### Your objective
Return each line of the data below verbatim; pictures are to be left out.

>>>>>

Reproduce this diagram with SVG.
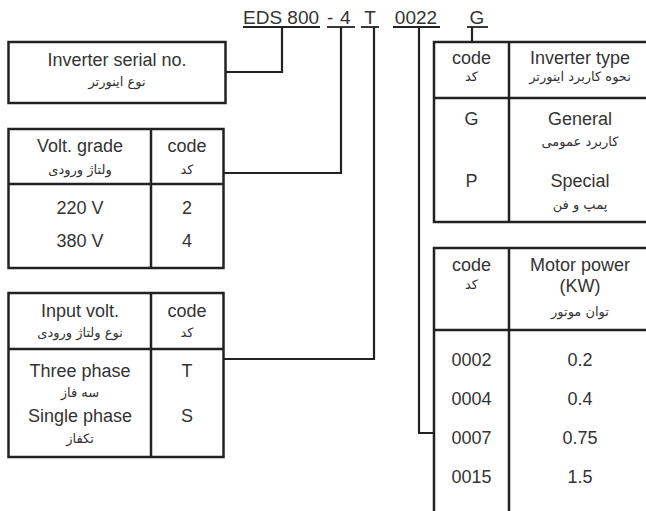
<svg xmlns="http://www.w3.org/2000/svg" width="646" height="511" viewBox="0 0 646 511">
<style>
.bx{fill:none;stroke:#222;stroke-width:2.5}
.ln{fill:none;stroke:#222;stroke-width:2.5}
.cn{fill:none;stroke:#222;stroke-width:2.2}
.en{font-family:"Liberation Sans",Arial,sans-serif;font-size:18px;fill:#333;text-anchor:middle}
.fa{font-family:"DejaVu Sans","Noto Sans",sans-serif;font-size:13px;fill:#333;text-anchor:middle}
.hd{font-family:"Liberation Sans",Arial,sans-serif;font-size:19px;fill:#333}
</style>
<rect width="646" height="511" fill="#fff"/>
<g id="code-header">
<text class="hd" x="243" y="24">EDS 800</text>
<text class="hd" x="327" y="24">-</text>
<text class="hd" x="340" y="24">4</text>
<text class="hd" x="370" y="24" text-anchor="middle">T</text>
<text class="hd" x="416" y="24" text-anchor="middle">0022</text>
<text class="hd" x="477" y="24" text-anchor="middle">G</text>
<g stroke="#222" stroke-width="1.8">
<line x1="243" y1="27" x2="320" y2="27"/>
<line x1="327" y1="27" x2="355" y2="27"/>
<line x1="361" y1="27" x2="379" y2="27"/>
<line x1="393" y1="27" x2="440" y2="27"/>
<line x1="467" y1="27" x2="488" y2="27"/>
</g>
</g>
<g id="connectors">
<polyline class="cn" points="282,27 282,72 226,72"/>
<polyline class="cn" points="341,27 341,173 224,173"/>
<polyline class="cn" points="374,27 374,359 224,359"/>
<polyline class="cn" points="419,27 419,433 434,433"/>
<polyline class="cn" points="472,27 472,42"/>
</g>
<g id="serial-box">
<rect class="bx" x="8.5" y="42" width="217" height="61"/>
<text class="en" x="117" y="66">Inverter serial no.</text>
<text class="fa" x="117" y="86">نوع اینورتر</text>
</g>
<g id="volt-grade">
<rect class="bx" x="8.5" y="129" width="215" height="139"/>
<line class="ln" x1="151" y1="129" x2="151" y2="268"/>
<line class="ln" x1="8.5" y1="184" x2="223.5" y2="184"/>
<text class="en" x="80" y="152">Volt. grade</text>
<text class="fa" x="80" y="174">ولتاژ ورودی</text>
<text class="en" x="187" y="152">code</text>
<text class="fa" x="187" y="174">کد</text>
<text class="en" x="80" y="214">220 V</text>
<text class="en" x="187" y="214">2</text>
<text class="en" x="80" y="247">380 V</text>
<text class="en" x="187" y="247">4</text>
</g>
<g id="input-volt">
<rect class="bx" x="8.5" y="293" width="215" height="164"/>
<line class="ln" x1="151" y1="293" x2="151" y2="457"/>
<line class="ln" x1="8.5" y1="349" x2="223.5" y2="349"/>
<text class="en" x="80" y="317">Input volt.</text>
<text class="fa" x="80" y="337">نوع ولتاژ ورودی</text>
<text class="en" x="187" y="317">code</text>
<text class="fa" x="187" y="337">کد</text>
<text class="en" x="80" y="377">Three phase</text>
<text class="fa" x="80" y="397">سه فاز</text>
<text class="en" x="187" y="377">T</text>
<text class="en" x="80" y="422">Single phase</text>
<text class="fa" x="80" y="443">تکفاز</text>
<text class="en" x="187" y="422">S</text>
</g>
<g id="inverter-type">
<rect class="bx" x="434" y="42" width="220" height="180"/>
<line class="ln" x1="509" y1="42" x2="509" y2="222"/>
<line class="ln" x1="434" y1="98" x2="654" y2="98"/>
<text class="en" x="471.5" y="64">code</text>
<text class="fa" x="471.5" y="81">کد</text>
<text class="en" x="580" y="64">Inverter type</text>
<text class="fa" x="580" y="81">نحوه کاربرد اینورتر</text>
<text class="en" x="471.5" y="125">G</text>
<text class="en" x="580" y="125">General</text>
<text class="fa" x="580" y="146">کاربرد عمومی</text>
<text class="en" x="471.5" y="187">P</text>
<text class="en" x="580" y="187">Special</text>
<text class="fa" x="580" y="209">پمپ و فن</text>
</g>
<g id="motor-power">
<polyline class="ln" points="434,515 434,248 654,248"/>
<line class="ln" x1="509" y1="248" x2="509" y2="515"/>
<line class="ln" x1="434" y1="330" x2="654" y2="330"/>
<text class="en" x="471.5" y="271">code</text>
<text class="fa" x="471.5" y="289">کد</text>
<text class="en" x="580" y="271">Motor power</text>
<text class="en" x="580" y="292">(KW)</text>
<text class="fa" x="580" y="316">توان موتور</text>
<text class="en" x="471.5" y="366">0002</text>
<text class="en" x="580" y="366">0.2</text>
<text class="en" x="471.5" y="405">0004</text>
<text class="en" x="580" y="405">0.4</text>
<text class="en" x="471.5" y="444">0007</text>
<text class="en" x="580" y="444">0.75</text>
<text class="en" x="471.5" y="483">0015</text>
<text class="en" x="580" y="483">1.5</text>
</g>
</svg>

<<<<<

### Full output
Reproduce this diagram with SVG.
<svg xmlns="http://www.w3.org/2000/svg" width="646" height="511" viewBox="0 0 646 511">
<style>
.bx{fill:none;stroke:#222;stroke-width:2.5}
.ln{fill:none;stroke:#222;stroke-width:2.5}
.cn{fill:none;stroke:#222;stroke-width:2.2}
.en{font-family:"Liberation Sans",Arial,sans-serif;font-size:18px;fill:#333;text-anchor:middle}
.fa{font-family:"DejaVu Sans","Noto Sans",sans-serif;font-size:13px;fill:#333;text-anchor:middle}
.hd{font-family:"Liberation Sans",Arial,sans-serif;font-size:19px;fill:#333}
</style>
<rect width="646" height="511" fill="#fff"/>
<g id="code-header">
<text class="hd" x="243" y="24">EDS 800</text>
<text class="hd" x="327" y="24">-</text>
<text class="hd" x="340" y="24">4</text>
<text class="hd" x="370" y="24" text-anchor="middle">T</text>
<text class="hd" x="416" y="24" text-anchor="middle">0022</text>
<text class="hd" x="477" y="24" text-anchor="middle">G</text>
<g stroke="#222" stroke-width="1.8">
<line x1="243" y1="27" x2="320" y2="27"/>
<line x1="327" y1="27" x2="355" y2="27"/>
<line x1="361" y1="27" x2="379" y2="27"/>
<line x1="393" y1="27" x2="440" y2="27"/>
<line x1="467" y1="27" x2="488" y2="27"/>
</g>
</g>
<g id="connectors">
<polyline class="cn" points="282,27 282,72 226,72"/>
<polyline class="cn" points="341,27 341,173 224,173"/>
<polyline class="cn" points="374,27 374,359 224,359"/>
<polyline class="cn" points="419,27 419,433 434,433"/>
<polyline class="cn" points="472,27 472,42"/>
</g>
<g id="serial-box">
<rect class="bx" x="8.5" y="42" width="217" height="61"/>
<text class="en" x="117" y="66">Inverter serial no.</text>
<text class="fa" x="117" y="86">نوع اینورتر</text>
</g>
<g id="volt-grade">
<rect class="bx" x="8.5" y="129" width="215" height="139"/>
<line class="ln" x1="151" y1="129" x2="151" y2="268"/>
<line class="ln" x1="8.5" y1="184" x2="223.5" y2="184"/>
<text class="en" x="80" y="152">Volt. grade</text>
<text class="fa" x="80" y="174">ولتاژ ورودی</text>
<text class="en" x="187" y="152">code</text>
<text class="fa" x="187" y="174">کد</text>
<text class="en" x="80" y="214">220 V</text>
<text class="en" x="187" y="214">2</text>
<text class="en" x="80" y="247">380 V</text>
<text class="en" x="187" y="247">4</text>
</g>
<g id="input-volt">
<rect class="bx" x="8.5" y="293" width="215" height="164"/>
<line class="ln" x1="151" y1="293" x2="151" y2="457"/>
<line class="ln" x1="8.5" y1="349" x2="223.5" y2="349"/>
<text class="en" x="80" y="317">Input volt.</text>
<text class="fa" x="80" y="337">نوع ولتاژ ورودی</text>
<text class="en" x="187" y="317">code</text>
<text class="fa" x="187" y="337">کد</text>
<text class="en" x="80" y="377">Three phase</text>
<text class="fa" x="80" y="397">سه فاز</text>
<text class="en" x="187" y="377">T</text>
<text class="en" x="80" y="422">Single phase</text>
<text class="fa" x="80" y="443">تکفاز</text>
<text class="en" x="187" y="422">S</text>
</g>
<g id="inverter-type">
<rect class="bx" x="434" y="42" width="220" height="180"/>
<line class="ln" x1="509" y1="42" x2="509" y2="222"/>
<line class="ln" x1="434" y1="98" x2="654" y2="98"/>
<text class="en" x="471.5" y="64">code</text>
<text class="fa" x="471.5" y="81">کد</text>
<text class="en" x="580" y="64">Inverter type</text>
<text class="fa" x="580" y="81">نحوه کاربرد اینورتر</text>
<text class="en" x="471.5" y="125">G</text>
<text class="en" x="580" y="125">General</text>
<text class="fa" x="580" y="146">کاربرد عمومی</text>
<text class="en" x="471.5" y="187">P</text>
<text class="en" x="580" y="187">Special</text>
<text class="fa" x="580" y="209">پمپ و فن</text>
</g>
<g id="motor-power">
<polyline class="ln" points="434,515 434,248 654,248"/>
<line class="ln" x1="509" y1="248" x2="509" y2="515"/>
<line class="ln" x1="434" y1="330" x2="654" y2="330"/>
<text class="en" x="471.5" y="271">code</text>
<text class="fa" x="471.5" y="289">کد</text>
<text class="en" x="580" y="271">Motor power</text>
<text class="en" x="580" y="292">(KW)</text>
<text class="fa" x="580" y="316">توان موتور</text>
<text class="en" x="471.5" y="366">0002</text>
<text class="en" x="580" y="366">0.2</text>
<text class="en" x="471.5" y="405">0004</text>
<text class="en" x="580" y="405">0.4</text>
<text class="en" x="471.5" y="444">0007</text>
<text class="en" x="580" y="444">0.75</text>
<text class="en" x="471.5" y="483">0015</text>
<text class="en" x="580" y="483">1.5</text>
</g>
</svg>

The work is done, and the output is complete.